#### MATERIAL PROVIDED ####

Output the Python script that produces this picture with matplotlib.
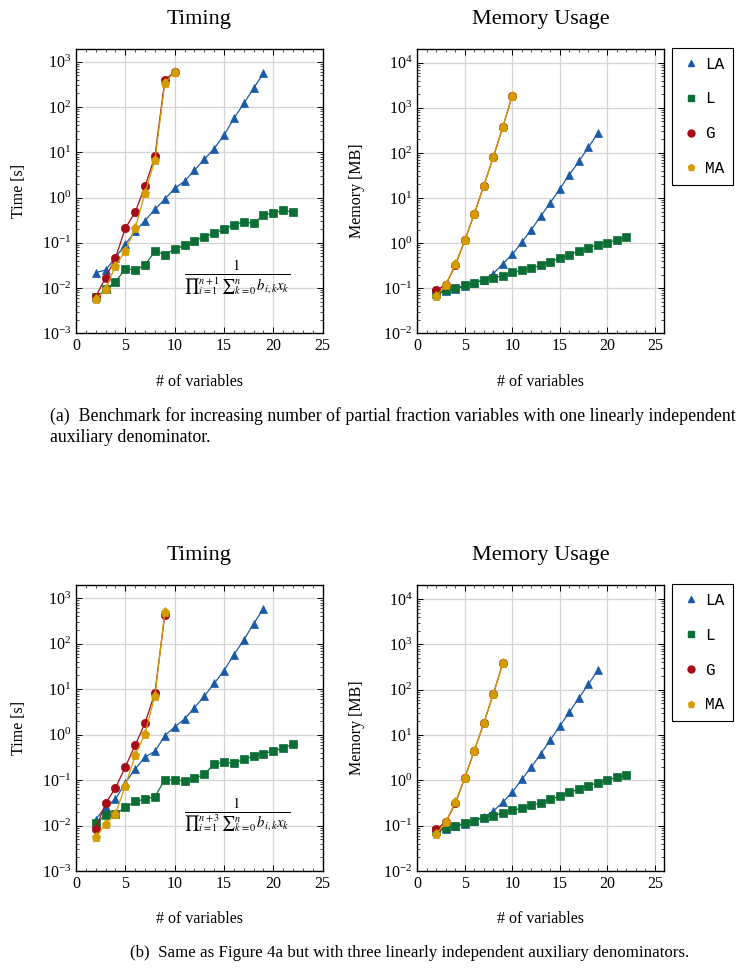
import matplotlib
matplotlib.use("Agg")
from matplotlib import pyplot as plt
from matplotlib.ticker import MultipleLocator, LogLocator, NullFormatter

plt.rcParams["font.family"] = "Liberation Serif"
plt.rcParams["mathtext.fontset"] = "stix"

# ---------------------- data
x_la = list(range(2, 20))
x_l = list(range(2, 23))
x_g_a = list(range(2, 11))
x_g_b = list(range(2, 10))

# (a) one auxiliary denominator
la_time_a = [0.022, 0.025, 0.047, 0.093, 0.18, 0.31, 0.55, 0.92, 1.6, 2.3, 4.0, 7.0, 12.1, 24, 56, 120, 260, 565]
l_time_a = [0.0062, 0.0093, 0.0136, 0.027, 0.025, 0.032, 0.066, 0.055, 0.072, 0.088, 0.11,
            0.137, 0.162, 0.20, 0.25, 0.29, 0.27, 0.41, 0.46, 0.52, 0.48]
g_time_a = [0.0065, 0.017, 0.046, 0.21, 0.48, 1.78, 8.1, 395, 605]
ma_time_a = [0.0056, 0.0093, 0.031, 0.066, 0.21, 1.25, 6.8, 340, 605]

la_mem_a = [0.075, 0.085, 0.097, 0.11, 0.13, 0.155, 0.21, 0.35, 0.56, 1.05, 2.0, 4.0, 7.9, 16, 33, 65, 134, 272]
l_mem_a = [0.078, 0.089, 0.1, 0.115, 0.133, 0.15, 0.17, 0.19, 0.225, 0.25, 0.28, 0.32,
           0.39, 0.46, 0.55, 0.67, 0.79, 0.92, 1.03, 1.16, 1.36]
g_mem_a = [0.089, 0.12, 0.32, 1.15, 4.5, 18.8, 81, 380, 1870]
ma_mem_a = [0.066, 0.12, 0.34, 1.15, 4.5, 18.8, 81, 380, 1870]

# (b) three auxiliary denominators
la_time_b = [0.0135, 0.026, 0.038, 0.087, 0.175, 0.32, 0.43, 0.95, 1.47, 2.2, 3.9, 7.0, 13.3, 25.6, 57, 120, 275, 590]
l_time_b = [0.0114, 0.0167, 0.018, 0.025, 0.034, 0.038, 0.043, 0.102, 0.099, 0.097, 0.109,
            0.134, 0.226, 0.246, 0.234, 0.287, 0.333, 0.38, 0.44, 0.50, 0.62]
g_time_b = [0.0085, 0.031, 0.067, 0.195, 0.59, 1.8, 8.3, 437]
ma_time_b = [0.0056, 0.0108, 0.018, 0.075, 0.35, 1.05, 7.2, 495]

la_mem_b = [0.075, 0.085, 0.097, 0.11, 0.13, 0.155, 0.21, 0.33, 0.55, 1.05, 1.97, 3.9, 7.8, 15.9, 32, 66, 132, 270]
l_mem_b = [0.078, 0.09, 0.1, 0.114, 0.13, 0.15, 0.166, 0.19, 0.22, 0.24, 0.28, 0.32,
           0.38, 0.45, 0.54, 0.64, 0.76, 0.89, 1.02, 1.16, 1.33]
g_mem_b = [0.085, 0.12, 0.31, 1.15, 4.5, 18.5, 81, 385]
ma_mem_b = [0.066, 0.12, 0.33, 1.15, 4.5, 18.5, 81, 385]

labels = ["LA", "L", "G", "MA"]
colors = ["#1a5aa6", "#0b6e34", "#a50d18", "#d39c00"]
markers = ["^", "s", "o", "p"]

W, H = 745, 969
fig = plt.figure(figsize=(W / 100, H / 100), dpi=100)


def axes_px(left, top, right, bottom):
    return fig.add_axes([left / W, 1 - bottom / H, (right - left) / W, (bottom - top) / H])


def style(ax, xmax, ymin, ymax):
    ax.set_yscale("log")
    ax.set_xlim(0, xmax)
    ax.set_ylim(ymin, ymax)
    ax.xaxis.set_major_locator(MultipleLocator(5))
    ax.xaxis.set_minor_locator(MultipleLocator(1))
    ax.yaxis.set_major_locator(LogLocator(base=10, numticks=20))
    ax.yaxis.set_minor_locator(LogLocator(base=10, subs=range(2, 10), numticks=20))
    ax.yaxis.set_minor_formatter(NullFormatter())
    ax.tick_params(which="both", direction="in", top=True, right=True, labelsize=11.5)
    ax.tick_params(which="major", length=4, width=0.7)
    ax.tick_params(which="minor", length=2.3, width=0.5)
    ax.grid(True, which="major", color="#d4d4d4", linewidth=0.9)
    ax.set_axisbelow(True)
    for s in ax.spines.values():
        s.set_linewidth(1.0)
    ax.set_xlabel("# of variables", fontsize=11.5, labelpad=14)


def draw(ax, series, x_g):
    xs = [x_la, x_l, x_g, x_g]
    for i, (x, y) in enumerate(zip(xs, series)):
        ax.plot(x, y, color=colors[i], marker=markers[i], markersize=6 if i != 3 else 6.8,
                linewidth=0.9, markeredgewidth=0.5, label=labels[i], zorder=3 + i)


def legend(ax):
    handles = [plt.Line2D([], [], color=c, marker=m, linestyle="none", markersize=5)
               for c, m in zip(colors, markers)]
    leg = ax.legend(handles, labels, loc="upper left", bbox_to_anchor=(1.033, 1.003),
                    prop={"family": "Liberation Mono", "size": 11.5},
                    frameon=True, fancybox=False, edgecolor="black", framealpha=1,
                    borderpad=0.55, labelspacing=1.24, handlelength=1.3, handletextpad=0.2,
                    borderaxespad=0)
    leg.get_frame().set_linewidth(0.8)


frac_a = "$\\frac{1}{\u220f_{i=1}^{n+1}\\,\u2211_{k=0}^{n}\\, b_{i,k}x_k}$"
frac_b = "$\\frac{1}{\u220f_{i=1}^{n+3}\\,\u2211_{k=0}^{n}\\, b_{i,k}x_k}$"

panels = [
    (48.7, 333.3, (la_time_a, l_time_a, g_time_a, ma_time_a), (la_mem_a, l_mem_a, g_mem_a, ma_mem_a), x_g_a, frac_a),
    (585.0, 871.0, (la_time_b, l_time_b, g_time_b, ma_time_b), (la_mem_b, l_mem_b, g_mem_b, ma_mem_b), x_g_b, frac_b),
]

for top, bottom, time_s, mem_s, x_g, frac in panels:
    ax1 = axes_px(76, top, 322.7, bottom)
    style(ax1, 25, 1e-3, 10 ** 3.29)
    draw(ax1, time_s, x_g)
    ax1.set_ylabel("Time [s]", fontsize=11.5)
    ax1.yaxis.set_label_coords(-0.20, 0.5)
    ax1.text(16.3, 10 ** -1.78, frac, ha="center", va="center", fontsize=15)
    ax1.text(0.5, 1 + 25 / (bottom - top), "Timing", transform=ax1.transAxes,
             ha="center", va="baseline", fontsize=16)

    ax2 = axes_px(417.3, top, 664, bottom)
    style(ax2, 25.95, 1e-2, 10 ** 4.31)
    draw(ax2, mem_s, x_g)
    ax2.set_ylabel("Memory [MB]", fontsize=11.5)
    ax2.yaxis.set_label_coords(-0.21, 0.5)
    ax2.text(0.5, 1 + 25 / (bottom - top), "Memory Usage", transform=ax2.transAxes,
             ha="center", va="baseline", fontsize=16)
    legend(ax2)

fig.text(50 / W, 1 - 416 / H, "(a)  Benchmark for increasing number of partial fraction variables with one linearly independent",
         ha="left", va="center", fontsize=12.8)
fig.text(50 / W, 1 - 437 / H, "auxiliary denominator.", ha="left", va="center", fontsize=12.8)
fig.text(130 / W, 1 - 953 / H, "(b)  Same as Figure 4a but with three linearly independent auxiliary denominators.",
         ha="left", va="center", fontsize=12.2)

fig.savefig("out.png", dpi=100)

####

Extract, word for word, each line from the top of the data down to and including the line with "from matplotlib.ticker import"; skip the pictures.

• ANSWER TO THE EXERCISE:
Output the Python script that produces this picture with matplotlib.
import matplotlib
matplotlib.use("Agg")
from matplotlib import pyplot as plt
from matplotlib.ticker import MultipleLocator, LogLocator, NullFormatter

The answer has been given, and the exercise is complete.